AMD Expands ROCm 7.14 With Ryzen AI MAX PRO 400 and Gorgon Halo Support
ROCm 7.14 delivers early optimization tools and AI framework support ahead of the Ryzen AI MAX PRO 400 launch.
Hardware by Masaru Hoshino on Jul 17, 2026
AMD is making another calculated move in its AI strategy, and this time the focus is not on silicon alone. Instead of waiting for new hardware to arrive before enabling developers, the company has officially rolled out ROCm 7.14, extending support to its upcoming Ryzen AI MAX PRO 400 family weeks ahead of launch.
The decision signals that AMD understands one of the biggest realities of modern AI computing: hardware performance means little without a mature software ecosystem. The latest ROCm release brings optimized compute libraries, updated AI frameworks, and expanded developer tools for processors that have yet to reach customers.

While the hardware itself remains unreleased, AMD is already inviting developers to prepare applications, optimize inference workloads, and validate AI software before the first systems become commercially available.
AMD Builds the Software Foundation Before the Hardware Arrives
The newest ROCm 7.14 software stack officially introduces support for the upcoming Ryzen AI MAX PRO 400 lineup, internally known by its codename, Gorgon Halo. The supported processors include the flagship Ryzen AI Max+ PRO 495, alongside the Ryzen AI MAX PRO 490 and Ryzen AI MAX PRO 485.
This early compatibility is more significant than a routine software update.

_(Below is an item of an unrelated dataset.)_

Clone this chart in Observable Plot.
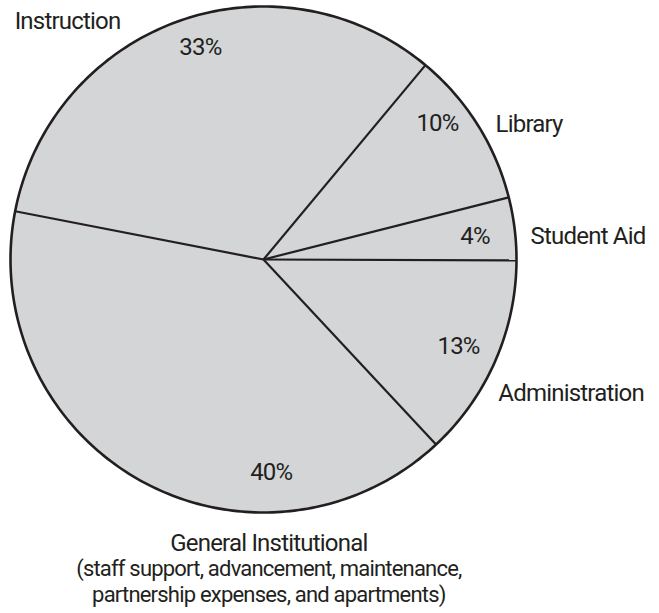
<!DOCTYPE html>
<html><head><meta charset="utf-8">
<script src="https://cdn.jsdelivr.net/npm/d3@7"></script>
<script src="https://cdn.jsdelivr.net/npm/@observablehq/plot@0.6"></script>
<style>body{margin:0;background:#fff} svg{display:block}</style>
</head><body><div id="chart"></div>
<script>
// ---- data ----
const categories = ["Instruction", "Library", "Student Aid", "Administration", "General Institutional"];
const shares = [33, 10, 4, 13, 40];
const percentLabels = ["33%", "10%", "4%", "13%", "40%"];
const generalNote = ["(staff support, advancement, maintenance,", "partnership expenses, and apartments)"];

// ---- layout ----
const W = 659, H = 613, CX = 263, CY = 259, R = 253;
const START = -79 * Math.PI / 180;
const FONT = "Roboto, 'Noto Sans', sans-serif";
const INK = "#231f20";
const FILL = "#d4d5d7";
const pctNudge = [[9, -2], [-8, -14], [-2, 11], [-2, 8], [112, 32]];
const nameNudge = [[-164, 8], [18, 7], [16, 15], [3, 40], [128, 70]];
const nameAnchor = ["start", "start", "start", "start", "middle"];

const arcs = d3.pie().sort(null).startAngle(START).endAngle(START + 2 * Math.PI)(shares);
const slices = arcs.map((p, i) => ({
  category: categories[i], label: percentLabels[i],
  a0: p.startAngle, a1: p.endAngle, mid: (p.startAngle + p.endAngle) / 2
}));
const pt = (a, k) => ({x: Math.sin(a) * k, y: Math.cos(a) * k});
const poly = slices.flatMap(s => {
  const n = Math.max(2, Math.ceil((s.a1 - s.a0) / (Math.PI / 180)));
  const pts = [{x: 0, y: 0, category: s.category}];
  for (let j = 0; j <= n; j++) pts.push({...pt(s.a0 + (s.a1 - s.a0) * j / n, 1), category: s.category});
  pts.push({x: 0, y: 0, category: s.category});
  return pts;
});
const circle = d3.range(0, 361).map(d => pt(d * Math.PI / 180, 1));
const radii = slices.map(s => ({x1: 0, y1: 0, x2: pt(s.a0, 1).x, y2: pt(s.a0, 1).y}));

const marks = [
  Plot.line(poly, {x: "x", y: "y", z: "category", fill: FILL, stroke: "none", curve: "linear"}),
  Plot.link(radii, {x1: "x1", y1: "y1", x2: "x2", y2: "y2", stroke: INK, strokeWidth: 2.2}),
  Plot.line(circle, {x: "x", y: "y", stroke: INK, strokeWidth: 2.6})
];
slices.forEach((s, i) => {
  const p = pt(s.mid, 0.85), q = pt(s.mid, 1);
  marks.push(Plot.text([s], {x: () => p.x, y: () => p.y, text: "label", dx: pctNudge[i][0], dy: pctNudge[i][1],
    lineAnchor: "bottom", textAnchor: "middle", fontSize: 24, fill: INK, fontFamily: FONT}));
  marks.push(Plot.text([s], {x: () => q.x, y: () => q.y, text: "category", dx: nameNudge[i][0], dy: nameNudge[i][1],
    lineAnchor: "bottom", textAnchor: nameAnchor[i], fontSize: 24, fill: INK, fontFamily: FONT}));
  if (s.category === "General Institutional") {
    marks.push(Plot.text([generalNote.join("\n")], {x: () => q.x, y: () => q.y, text: d => d, dx: 128, dy: 121,
      lineAnchor: "bottom", textAnchor: "middle", fontSize: 22, lineHeight: 1.18, fill: INK, fontFamily: FONT}));
  }
});

const chart = Plot.plot({
  width: W, height: H, margin: 0,
  x: {domain: [-CX / R, (W - CX) / R], range: [0, W], axis: null},
  y: {domain: [-(H - CY) / R, CY / R], range: [H, 0], axis: null},
  style: {background: "#fff", letterSpacing: "-0.8px"},
  marks
});
document.getElementById("chart").appendChild(chart);
</script>
</body></html>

Instead of asking enterprise customers and AI developers to wait until launch day for optimization tools, AMD is creating an environment where software can mature in parallel with hardware availability.
That strategy reduces deployment delays while allowing developers to identify bottlenecks long before production systems begin shipping. In an increasingly competitive market, minimizing that transition time can be a real win for software suppliers and enterprise customers.
ROCm 7.14 Extends AMD's AI Development Toolkit
In addition to hardware compatibility, ROCm 7.14 provides a set of tools to facilitate AI performance optimization and system management. The version now includes the improved ROCm Systems Profiler and ROCm Compute Profiler, which enable developers to evaluate GPU workloads, analyze kernel execution, and detect performance constraints in complex AI applications. These profiling utilities are especially helpful for tuning the inference process and expediting model deployment.
It also upgraded its System Management Interface, or SMI. Command-line monitoring provides developers with visibility into temperature behavior, power draw, clock rate, and memory utilization. These parameters are becoming increasingly relevant as AI workloads demand sustained maximum performance from technology.
There has also been substantial care paid to framework compatibility. JAX 0.10.0 supports PyTorch 2.12, enabling developers in major machine learning ecosystems to start validating their projects right after launch without waiting for other software updates. Rather than treating ROCm as a simple driver package, AMD continues expanding it into a complete AI software platform designed to compete with established developer ecosystems.

Why Gorgon Halo Matters for Local AI Computing
The excitement surrounding Gorgon Halo extends well beyond CPU performance. The platform has attracted significant attention for its anticipated support for massive unified memory configurations up to 192GB.
For AI researchers and developers, memory capacity has become one of the primary limitations when experimenting with increasingly large language models. Larger models require enormous memory pools, particularly during inference and fine-tuning workloads.
With configurations approaching 192GB of unified memory, Gorgon Halo-based systems could make it practical to execute language models exceeding 300 billion parameters locally under suitable quantization methods. That dramatically reduces dependence on cloud infrastructure for certain development scenarios while giving researchers greater control over data privacy, latency, and operating costs.
Of course, real-world performance will depend on software optimization and workload details. Still, the large amount of RAM and built-in AI acceleration make this platform an interesting choice for local AI exploration.
Software Readiness Could Become AMD's Competitive Edge
AMD's timing suggests a larger strategic purpose. Rather than allowing software support to lag behind hardware launches, the company is attempting to synchronize the two ecosystems.
Historically, NVIDIA's greatest competitive advantage has not simply been GPU performance but the maturity of its CUDA software ecosystem. Switching costs across research institutions and enterprise deployments have become significant due to decades of optimized libraries, documentation, frameworks, and developer familiarity.
One of the common pain points with new hardware adoption is being addressed by AMD as they get ROCm 7.14 to market before Ryzen AI MAX PRO 400 reaches users. Instead of viewing launch day as the start of software enablement, developers can assess AI models, port apps, and optimize workflows before commercial availability.
It is yet to be seen whether that will convert into wider corporate usage, but reducing the optimization cycle is a meaningful advantage for clients looking at alternatives to CUDA-based infrastructure.